Farnham Town Council are undertaking a very financially risky High Court challenge against the development of 146 homes either side of Waverley Lane in South Farnham.
Such challenges are for those with deep pockets where the probability of success is greater than 50 per cent.
This challenge without evidence to the contrary puts the pockets of the precept taxpayers at risk, not the town councillors, unless they have undertaken to accept the financial risk for their personal account.
This is a perverse Farnham Town Council decision considering that Farnham Residents Party shared the approval of the development 320 homes at Coxbridge farm based upon a 2018 screening opinion that claimed no significant harm to Farnham would result.
This decision could be argued a breach of the Aarhus convention to which the UK is a signatory.
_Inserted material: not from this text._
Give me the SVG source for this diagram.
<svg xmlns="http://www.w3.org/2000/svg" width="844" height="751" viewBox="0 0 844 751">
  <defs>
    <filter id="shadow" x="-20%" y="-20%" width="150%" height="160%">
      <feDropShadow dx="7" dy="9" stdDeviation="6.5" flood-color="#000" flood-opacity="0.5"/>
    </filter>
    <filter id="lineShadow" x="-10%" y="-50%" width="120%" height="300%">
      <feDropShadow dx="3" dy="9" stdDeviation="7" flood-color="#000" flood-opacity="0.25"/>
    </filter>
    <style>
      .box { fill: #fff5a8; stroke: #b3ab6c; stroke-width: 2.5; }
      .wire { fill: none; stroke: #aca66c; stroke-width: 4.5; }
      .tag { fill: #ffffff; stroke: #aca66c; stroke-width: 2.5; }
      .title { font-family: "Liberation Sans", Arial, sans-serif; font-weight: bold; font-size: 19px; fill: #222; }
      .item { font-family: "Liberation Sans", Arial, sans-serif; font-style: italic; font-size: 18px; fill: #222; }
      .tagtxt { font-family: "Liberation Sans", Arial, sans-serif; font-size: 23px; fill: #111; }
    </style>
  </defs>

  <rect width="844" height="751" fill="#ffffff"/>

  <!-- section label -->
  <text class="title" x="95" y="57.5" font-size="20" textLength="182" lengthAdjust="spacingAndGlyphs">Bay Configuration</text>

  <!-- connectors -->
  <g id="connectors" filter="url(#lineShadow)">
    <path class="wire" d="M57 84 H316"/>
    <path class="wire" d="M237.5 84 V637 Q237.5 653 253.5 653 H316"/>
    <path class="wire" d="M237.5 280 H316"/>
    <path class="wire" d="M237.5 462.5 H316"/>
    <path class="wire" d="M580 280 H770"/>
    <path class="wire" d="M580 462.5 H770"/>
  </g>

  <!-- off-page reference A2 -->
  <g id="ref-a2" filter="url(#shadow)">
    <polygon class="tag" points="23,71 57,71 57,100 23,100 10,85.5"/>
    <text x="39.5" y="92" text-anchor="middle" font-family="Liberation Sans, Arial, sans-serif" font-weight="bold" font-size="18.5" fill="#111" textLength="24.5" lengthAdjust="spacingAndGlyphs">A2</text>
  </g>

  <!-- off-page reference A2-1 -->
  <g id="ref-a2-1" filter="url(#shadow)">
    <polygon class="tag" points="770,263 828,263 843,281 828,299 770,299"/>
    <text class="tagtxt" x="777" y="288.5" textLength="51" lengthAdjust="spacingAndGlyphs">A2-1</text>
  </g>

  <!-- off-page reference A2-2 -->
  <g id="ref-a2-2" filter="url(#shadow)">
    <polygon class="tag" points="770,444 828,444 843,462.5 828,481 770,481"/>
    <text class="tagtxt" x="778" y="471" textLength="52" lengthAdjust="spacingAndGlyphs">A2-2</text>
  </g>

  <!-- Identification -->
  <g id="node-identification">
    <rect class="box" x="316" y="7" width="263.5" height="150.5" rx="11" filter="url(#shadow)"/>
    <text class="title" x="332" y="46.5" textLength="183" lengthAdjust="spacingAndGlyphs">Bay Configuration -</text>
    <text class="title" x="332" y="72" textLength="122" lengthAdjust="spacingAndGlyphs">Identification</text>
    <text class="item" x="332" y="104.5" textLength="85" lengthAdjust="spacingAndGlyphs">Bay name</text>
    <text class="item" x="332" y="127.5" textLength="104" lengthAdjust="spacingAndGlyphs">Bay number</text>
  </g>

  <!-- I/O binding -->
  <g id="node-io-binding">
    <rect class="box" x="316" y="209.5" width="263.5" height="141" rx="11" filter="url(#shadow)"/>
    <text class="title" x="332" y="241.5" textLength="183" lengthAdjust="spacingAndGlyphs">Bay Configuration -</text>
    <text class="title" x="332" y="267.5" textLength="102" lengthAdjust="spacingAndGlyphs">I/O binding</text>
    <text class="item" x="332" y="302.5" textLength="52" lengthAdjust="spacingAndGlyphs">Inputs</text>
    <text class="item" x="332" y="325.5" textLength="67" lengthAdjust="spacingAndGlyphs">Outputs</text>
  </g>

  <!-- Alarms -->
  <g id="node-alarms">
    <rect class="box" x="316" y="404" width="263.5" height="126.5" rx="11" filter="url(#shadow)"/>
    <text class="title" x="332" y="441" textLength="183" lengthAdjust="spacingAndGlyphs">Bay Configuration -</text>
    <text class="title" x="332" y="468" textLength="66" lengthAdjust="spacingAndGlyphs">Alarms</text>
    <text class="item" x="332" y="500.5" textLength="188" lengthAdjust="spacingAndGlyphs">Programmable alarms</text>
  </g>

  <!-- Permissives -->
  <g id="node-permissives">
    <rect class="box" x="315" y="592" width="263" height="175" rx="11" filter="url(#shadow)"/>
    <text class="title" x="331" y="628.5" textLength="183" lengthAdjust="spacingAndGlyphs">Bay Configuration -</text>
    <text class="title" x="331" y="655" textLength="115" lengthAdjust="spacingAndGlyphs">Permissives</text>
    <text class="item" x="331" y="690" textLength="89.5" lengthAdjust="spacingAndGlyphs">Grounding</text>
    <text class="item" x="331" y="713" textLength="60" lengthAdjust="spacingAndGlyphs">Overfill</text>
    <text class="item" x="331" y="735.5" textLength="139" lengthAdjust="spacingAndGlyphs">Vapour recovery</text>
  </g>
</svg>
The Aarhus convention empowers the role of citizens and civil society organisations within environmental matters, and it is founded on the principles of participative democracy.
The Aarhus Convention provides for the right of the citizens to participate in preparing plans, programmes, policies, and legislation that may affect the environment.
Councillors debating this challenge behind closed doors breaches the principles of participative democracy and makes it unlikely that the Farnham Town Council can use Aarhus to limit costs.
In the public interest and the councillors’ obligation to deliver value for money this decision needs urgent reconsideration.